/ Modified jun 8, 2020 8 p.m.

State reminds hospitals to activate emergency plans

The letter from the ADHS director came after Banner Health announced Friday it was nearing capacity.

Cara Christ 0604 ADHS Director Cara Christ, June 4, 2020.
Office of the Arizona Governor/YouTube

Arizona Department of Health Services Director Cara Christ sent a letter to hospitals Saturday reminding them of the emergency plan outlined in an executive order issued by Gov. Doug Ducey in March.

The order directed hospitals to be able to expand their capacity by 25% to deal with a surge in COVID-19 cases.

Christ’s letter came one day after Banner Health held a news conference to announce they were nearing capacity. Over the weekend, Banner added that they are running out of a specific kind of ventilator.

The letter from the state’s top doctor was greeted by a terse statement from Banner in which they said they put their emergency plan in place in March.

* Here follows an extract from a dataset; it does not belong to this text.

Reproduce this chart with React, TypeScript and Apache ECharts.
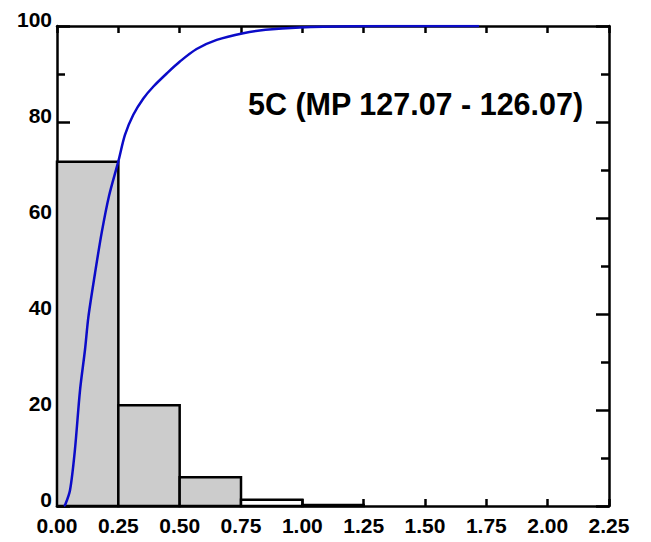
import React, { useEffect, useRef } from "react";
import * as echarts from "echarts";

const binStarts = [0, 0.25, 0.5, 0.75, 1.0];
const binEnds = [0.25, 0.5, 0.75, 1.0, 1.25];
const binPercents = [71.7, 21.0, 6.0, 1.3, 0.2];
const binFills = ["#cccccc", "#cccccc", "#cccccc", "#ffffff", "#ffffff"];

const cdfX = [0.028, 0.033, 0.053, 0.073, 0.094, 0.114, 0.128, 0.155, 0.182, 0.212, 0.25, 0.277, 0.311, 0.352, 0.393, 0.447, 0.501, 0.569, 0.651, 0.759, 0.85, 0.99, 1.2, 1.5, 1.72];
const cdfY = [0, 0.2, 3.3, 11.7, 24.2, 32.5, 39.4, 48.5, 56.9, 64.6, 71.8, 77.3, 81.5, 84.9, 87.4, 90.1, 92.6, 95.2, 97.1, 98.5, 99.2, 99.7, 99.95, 100, 100];

const xTickLabels = ["0.00", "0.25", "0.50", "0.75", "1.00", "1.25", "1.50", "1.75", "2.00", "2.25"];
const titleText = "5C (MP 127.07 - 126.07)";

const FONT = "'Liberation Sans', Arial, Helvetica, sans-serif";

export default function App() {
  const ref = useRef<HTMLDivElement>(null);
  useEffect(() => {
    if (!ref.current) return;
    const chart = echarts.init(ref.current, null, { renderer: "svg" });
    const axisLine = { show: true, onZero: false, lineStyle: { color: "#000", width: 2.5 } };
    const tickStyle = { color: "#000", width: 2.5 };
    const histData = binStarts.map((s, i) => ({
      value: [s, binEnds[i], binPercents[i]],
      itemStyle: { color: binFills[i] },
    }));
    chart.setOption({
      animation: false,
      backgroundColor: "#ffffff",
      grid: { left: 57, right: 42, top: 26, bottom: 36, containLabel: false },
      xAxis: [
        {
          type: "value",
          position: "bottom",
          min: 0,
          max: 2.25,
          interval: 0.25,
          axisLine,
          axisTick: { show: true, inside: true, length: 7, lineStyle: tickStyle },
          axisLabel: {
            show: true,
            margin: 9,
            color: "#000",
            fontFamily: FONT,
            fontWeight: "bold",
            fontSize: 21,
            formatter: (v: number) => {
              const idx = Math.round(v / 0.25);
              return xTickLabels[idx] ?? "";
            },
          },
          splitLine: { show: false },
        },
        {
          type: "value",
          position: "top",
          min: 0,
          max: 2.25,
          interval: 0.25,
          axisLine,
          axisTick: { show: true, inside: true, length: 7, lineStyle: tickStyle },
          axisLabel: { show: false },
          splitLine: { show: false },
        },
      ],
      yAxis: [
        {
          type: "value",
          position: "left",
          min: 0,
          max: 100,
          interval: 20,
          axisLine,
          axisTick: { show: true, inside: true, length: 13, lineStyle: tickStyle },
          minorTick: { show: true, splitNumber: 2, length: 8, lineStyle: tickStyle },
          axisLabel: {
            show: true,
            margin: 5,
            color: "#000",
            fontFamily: FONT,
            fontWeight: "bold",
            fontSize: 21,
            formatter: (v: number) => `{v|${v}}\n{s| }`,
            rich: {
              v: { fontFamily: FONT, fontWeight: "bold", fontSize: 21, lineHeight: 24, color: "#000" },
              s: { fontSize: 2, lineHeight: 14 },
            },
          },
          splitLine: { show: false },
          minorSplitLine: { show: false },
        },
        {
          type: "value",
          position: "right",
          min: 0,
          max: 100,
          interval: 20,
          axisLine,
          axisTick: { show: true, inside: true, length: 13, lineStyle: tickStyle },
          minorTick: { show: true, splitNumber: 2, length: 8, lineStyle: tickStyle },
          axisLabel: { show: false },
          splitLine: { show: false },
          minorSplitLine: { show: false },
        },
      ],
      graphic: [
        {
          type: "text",
          x: 248,
          y: 104,
          style: {
            text: titleText,
            fontFamily: FONT,
            fontWeight: "bold",
            fontSize: 30.5,
            fill: "#000",
            textVerticalAlign: "middle",
            verticalAlign: "middle",
          },
        },
      ],
      series: [
        {
          type: "custom",
          xAxisIndex: 0,
          yAxisIndex: 0,
          z: 2,
          data: histData,
          encode: { x: [0, 1], y: 2 },
          renderItem: (params: any, api: any) => {
            const p0 = api.coord([api.value(0), 0]);
            const p1 = api.coord([api.value(1), api.value(2)]);
            return {
              type: "rect",
              shape: { x: p0[0], y: p1[1], width: p1[0] - p0[0], height: p0[1] - p1[1] },
              style: { fill: api.visual("color"), stroke: "#000", lineWidth: 2.5 },
            };
          },
        },
        {
          type: "line",
          xAxisIndex: 0,
          yAxisIndex: 0,
          z: 3,
          data: cdfX.map((x, i) => [x, cdfY[i]]),
          showSymbol: false,
          symbol: "none",
          smooth: 0.3,
          lineStyle: { color: "#0b0bc8", width: 2.5 },
        },
      ],
    });
    return () => chart.dispose();
  }, []);
  return <div ref={ref} style={{ width: 651, height: 542, margin: -8 }} />;
}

On May 15, Gov. Ducey let his stay-at-home order expire. Since then the state has seen a spike in COVID-19 cases, especially hospitalizations.

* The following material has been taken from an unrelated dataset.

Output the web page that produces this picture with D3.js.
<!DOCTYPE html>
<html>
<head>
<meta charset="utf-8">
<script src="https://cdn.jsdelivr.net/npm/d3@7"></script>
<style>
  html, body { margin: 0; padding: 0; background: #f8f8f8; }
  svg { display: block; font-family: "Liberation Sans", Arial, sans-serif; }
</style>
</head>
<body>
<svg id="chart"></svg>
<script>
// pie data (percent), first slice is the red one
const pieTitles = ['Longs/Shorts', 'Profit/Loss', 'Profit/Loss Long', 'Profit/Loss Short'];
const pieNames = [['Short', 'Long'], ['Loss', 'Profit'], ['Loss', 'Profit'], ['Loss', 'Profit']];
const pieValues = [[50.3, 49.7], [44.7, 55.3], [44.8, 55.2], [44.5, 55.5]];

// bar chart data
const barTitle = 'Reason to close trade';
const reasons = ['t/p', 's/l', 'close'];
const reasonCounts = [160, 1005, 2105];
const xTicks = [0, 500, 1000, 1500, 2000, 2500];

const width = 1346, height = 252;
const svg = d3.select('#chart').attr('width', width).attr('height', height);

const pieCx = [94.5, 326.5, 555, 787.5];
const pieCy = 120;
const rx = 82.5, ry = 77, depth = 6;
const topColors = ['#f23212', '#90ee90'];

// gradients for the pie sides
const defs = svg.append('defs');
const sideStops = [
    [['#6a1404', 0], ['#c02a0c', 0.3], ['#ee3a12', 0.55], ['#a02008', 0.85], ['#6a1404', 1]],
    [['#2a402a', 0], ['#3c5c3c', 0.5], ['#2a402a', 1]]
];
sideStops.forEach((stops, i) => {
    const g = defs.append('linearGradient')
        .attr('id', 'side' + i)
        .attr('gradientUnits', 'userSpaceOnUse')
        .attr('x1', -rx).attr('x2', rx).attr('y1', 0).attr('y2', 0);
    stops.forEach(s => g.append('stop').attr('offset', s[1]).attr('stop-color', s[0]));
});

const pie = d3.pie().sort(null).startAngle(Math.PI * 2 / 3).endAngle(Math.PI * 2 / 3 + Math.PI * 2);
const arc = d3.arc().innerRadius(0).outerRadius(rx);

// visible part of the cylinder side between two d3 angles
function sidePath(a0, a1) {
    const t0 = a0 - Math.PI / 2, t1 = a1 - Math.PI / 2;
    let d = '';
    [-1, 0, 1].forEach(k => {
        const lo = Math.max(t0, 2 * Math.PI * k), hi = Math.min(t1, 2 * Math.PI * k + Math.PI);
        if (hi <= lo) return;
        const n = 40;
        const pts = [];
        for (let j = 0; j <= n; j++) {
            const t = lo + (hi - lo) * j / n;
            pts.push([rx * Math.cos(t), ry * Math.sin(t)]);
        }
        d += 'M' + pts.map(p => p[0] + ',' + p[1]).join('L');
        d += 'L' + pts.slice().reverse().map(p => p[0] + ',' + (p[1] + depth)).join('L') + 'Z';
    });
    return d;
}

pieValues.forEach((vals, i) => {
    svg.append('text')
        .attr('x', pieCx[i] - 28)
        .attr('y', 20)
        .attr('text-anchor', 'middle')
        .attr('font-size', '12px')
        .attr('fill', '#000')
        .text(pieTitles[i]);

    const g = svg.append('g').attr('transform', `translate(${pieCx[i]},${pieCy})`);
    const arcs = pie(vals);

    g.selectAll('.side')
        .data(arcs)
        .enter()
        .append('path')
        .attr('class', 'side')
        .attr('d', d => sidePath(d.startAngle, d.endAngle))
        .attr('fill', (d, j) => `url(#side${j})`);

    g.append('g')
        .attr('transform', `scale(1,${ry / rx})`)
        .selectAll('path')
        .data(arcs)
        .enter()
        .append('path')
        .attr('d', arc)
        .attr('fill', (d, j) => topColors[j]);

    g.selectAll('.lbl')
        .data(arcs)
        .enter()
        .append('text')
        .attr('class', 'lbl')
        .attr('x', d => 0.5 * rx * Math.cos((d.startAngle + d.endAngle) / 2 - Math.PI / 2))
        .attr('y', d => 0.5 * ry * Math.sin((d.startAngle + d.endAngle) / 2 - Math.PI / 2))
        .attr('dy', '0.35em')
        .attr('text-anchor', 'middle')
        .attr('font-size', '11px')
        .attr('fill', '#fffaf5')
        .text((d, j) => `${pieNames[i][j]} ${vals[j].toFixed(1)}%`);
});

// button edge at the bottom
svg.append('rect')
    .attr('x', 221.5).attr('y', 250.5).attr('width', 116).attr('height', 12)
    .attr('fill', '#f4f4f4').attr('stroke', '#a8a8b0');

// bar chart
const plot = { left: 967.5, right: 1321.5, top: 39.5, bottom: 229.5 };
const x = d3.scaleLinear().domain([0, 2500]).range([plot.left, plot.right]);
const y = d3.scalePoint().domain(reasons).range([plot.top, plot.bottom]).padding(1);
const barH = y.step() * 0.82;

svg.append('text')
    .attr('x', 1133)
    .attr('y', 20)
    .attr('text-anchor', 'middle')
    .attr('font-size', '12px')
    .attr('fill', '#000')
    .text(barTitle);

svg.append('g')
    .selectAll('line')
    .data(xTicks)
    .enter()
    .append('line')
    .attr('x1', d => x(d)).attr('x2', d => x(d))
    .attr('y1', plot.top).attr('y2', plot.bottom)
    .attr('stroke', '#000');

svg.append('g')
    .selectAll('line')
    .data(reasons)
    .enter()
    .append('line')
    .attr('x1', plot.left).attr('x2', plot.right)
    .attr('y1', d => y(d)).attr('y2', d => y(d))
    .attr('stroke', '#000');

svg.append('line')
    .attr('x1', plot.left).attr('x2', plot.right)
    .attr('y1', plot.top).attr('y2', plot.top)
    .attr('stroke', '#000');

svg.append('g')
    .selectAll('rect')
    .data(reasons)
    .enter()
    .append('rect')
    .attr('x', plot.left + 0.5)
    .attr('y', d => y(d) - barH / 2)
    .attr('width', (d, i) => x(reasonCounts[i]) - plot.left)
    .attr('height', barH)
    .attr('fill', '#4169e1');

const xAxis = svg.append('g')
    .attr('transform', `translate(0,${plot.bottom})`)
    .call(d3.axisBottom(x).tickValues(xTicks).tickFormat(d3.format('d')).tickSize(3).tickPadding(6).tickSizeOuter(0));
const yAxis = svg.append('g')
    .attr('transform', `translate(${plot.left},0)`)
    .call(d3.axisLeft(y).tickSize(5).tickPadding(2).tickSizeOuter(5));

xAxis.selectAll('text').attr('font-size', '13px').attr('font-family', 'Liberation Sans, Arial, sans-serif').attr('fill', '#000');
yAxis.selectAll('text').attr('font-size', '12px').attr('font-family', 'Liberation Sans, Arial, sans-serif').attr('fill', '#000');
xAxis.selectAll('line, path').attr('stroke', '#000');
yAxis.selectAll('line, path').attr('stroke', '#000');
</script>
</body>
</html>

Currently, more than 1,200 people are hospitalized in Arizona due to COVID-10. Two weeks ago, that number was closer to 800 people.

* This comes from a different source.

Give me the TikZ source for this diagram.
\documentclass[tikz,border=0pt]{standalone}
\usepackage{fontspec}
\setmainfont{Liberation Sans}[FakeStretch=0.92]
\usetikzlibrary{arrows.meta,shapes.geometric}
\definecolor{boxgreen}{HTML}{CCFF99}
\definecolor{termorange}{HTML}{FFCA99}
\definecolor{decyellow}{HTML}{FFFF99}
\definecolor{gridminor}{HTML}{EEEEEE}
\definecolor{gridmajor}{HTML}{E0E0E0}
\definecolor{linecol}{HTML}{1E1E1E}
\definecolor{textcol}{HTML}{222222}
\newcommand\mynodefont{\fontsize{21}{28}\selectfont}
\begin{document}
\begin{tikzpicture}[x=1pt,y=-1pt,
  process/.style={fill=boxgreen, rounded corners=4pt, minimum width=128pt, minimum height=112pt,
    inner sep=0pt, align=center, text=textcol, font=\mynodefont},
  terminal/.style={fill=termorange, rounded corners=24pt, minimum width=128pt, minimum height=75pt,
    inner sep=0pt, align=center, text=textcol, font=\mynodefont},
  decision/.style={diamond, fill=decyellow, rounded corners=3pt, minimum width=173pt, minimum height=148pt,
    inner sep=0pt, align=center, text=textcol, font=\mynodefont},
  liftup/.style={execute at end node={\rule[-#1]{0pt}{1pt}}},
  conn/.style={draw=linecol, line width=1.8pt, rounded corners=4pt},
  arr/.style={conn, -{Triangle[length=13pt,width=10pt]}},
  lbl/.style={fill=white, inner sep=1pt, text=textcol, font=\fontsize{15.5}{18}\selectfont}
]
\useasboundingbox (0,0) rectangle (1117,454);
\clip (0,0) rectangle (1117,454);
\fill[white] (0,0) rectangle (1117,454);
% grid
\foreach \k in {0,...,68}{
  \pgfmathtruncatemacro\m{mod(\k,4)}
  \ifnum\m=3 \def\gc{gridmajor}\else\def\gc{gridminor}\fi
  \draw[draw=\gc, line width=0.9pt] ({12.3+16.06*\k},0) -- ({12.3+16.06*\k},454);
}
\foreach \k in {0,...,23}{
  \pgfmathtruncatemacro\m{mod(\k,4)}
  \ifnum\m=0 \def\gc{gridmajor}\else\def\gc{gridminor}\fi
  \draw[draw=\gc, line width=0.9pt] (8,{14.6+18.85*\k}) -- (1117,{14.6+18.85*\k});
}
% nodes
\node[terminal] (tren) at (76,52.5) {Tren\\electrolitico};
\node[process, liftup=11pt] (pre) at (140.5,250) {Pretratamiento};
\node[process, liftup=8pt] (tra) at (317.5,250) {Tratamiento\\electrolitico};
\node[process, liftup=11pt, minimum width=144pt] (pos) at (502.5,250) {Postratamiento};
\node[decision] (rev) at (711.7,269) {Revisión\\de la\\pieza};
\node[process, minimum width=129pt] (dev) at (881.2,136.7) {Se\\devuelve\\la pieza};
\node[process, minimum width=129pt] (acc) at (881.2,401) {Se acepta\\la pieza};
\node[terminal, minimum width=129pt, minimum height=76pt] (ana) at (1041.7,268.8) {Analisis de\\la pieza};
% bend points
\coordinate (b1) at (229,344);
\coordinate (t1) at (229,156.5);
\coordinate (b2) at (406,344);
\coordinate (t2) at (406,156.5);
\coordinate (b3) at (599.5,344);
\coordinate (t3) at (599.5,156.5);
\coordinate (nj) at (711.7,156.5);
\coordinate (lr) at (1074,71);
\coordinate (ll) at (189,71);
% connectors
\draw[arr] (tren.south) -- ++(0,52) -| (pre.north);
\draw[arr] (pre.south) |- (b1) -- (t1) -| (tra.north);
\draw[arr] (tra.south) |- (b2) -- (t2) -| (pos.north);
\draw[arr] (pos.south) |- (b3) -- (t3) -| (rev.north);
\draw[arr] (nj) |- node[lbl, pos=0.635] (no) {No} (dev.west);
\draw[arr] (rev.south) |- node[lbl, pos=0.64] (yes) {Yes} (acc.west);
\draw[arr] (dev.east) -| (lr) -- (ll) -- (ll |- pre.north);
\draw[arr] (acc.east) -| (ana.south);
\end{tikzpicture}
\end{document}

In Pima County, hospitals are coping according to the head of the health department Dr. Theresa Cullen.

She said cases, however, are rising and that is a precursor to a surge in hospitalizations.

"What we normally saw was about 30-50 cases a day, for the past 5-7 days we’ve had consistently higher numbers including some days that have been in the high 100s, low 200s cases," said Cullen.

Gov. Ducey said last week that an increase in cases was expected when he let the stay-at-home order expire. He said that is why he ordered hospitals to have surge capacity.

On Monday, 77% of the ICU beds in the state were in use. That figure does not include beds that are part of surge capacity. Not counting the surge beds is a new way of calculating the numbers, according to the state.

At the end of her letter, Christ told hospitals that communications is key to getting through the crisis.